Systems

Safety and Risk are often an afterthought - tucked into the end of job descriptions, buried in a strategic plan - often agreed on but rarely on point in meetings and policy. In the daily course of running a business, it likely gets overlooked, especially on blue sky days in the normal course of things. When safety is present it tends to occur in spurts and happen piecemeal - an incident response here, a new policy or audit there. Safety practice often mirrors the disjointed structure of many businesses; disparate business units and departments, functioning at different levels of competency, moving at different speeds and a bit disconnected. No surprise, then, when significant events occur the response feels confused and suffers friction from its own disorganization as people and process compete and challenge each other, even when working toward the same goal.

At SeaBear Safety, we like to think in systems - cohesive interconnective networks, working together. Like tree roots, each individually holding fast and supporting the larger structure - individually useful but vulnerable - while together creating a strong dynamic foundation. Safety and risk management tools and resources function best when synced into a coordinated system. The best safety manual in the world isn’t worth much if no one knows how to access it, train to it, and reference it. If your internal and external communication plans are in conflict then you can do more harm than good. Taking a holistic approach to operations management means integrating the operational elements of your business so they work in concert, supportively. It means building input from multiple sources, reworking hierarchies that makes functional sense and not just visual sense, and considering how change management and implementing something in a contract impacts a policy that affects training that shows up in staff performance and flags new ideas and challenges.

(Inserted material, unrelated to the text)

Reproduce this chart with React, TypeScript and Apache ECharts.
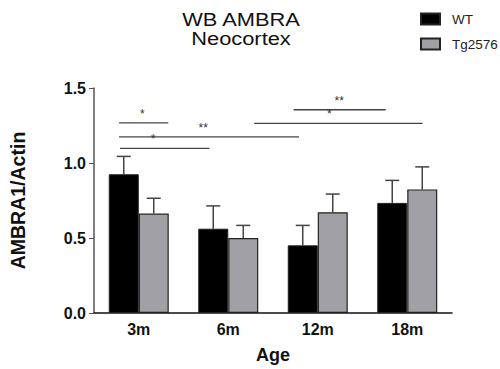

A lot has been written about systems thinking, but we want to see more of even a simple, practical application of it through business operations. It is a mindset as much as a framework; when teams think how their roles and responsibilities interconnect and overlap, operative process gets more efficient, communications get cleaner, and team performance tends to sharpen. Departments are less siloed when they have a mechanism to benchmark what everyone else is up to. When staff trust the process drives collaboration, then the working structure becomes a reliable framework to lean on - all the more important during emergent and critical events.

This can be as simple and complex as your business, your mission, and as you want. Start small, join two processes and go from there. The best part is, since safety is the thread connecting all elements of your work - facilities, assets, people, clients, community - it is the most seamless way to integrate your operations, being natively embedded already. Risk and Safety are the backstage pass to your organizational efficiency - by starting with safety, and by linking risk and security components of your work it not only becomes cooperative but will drive capacity and effectiveness across the organization. You may have great business process and elements - make sure they are coordinated and working together to amplify their utility and so your productivity, readiness, and operations function as a smooth running system.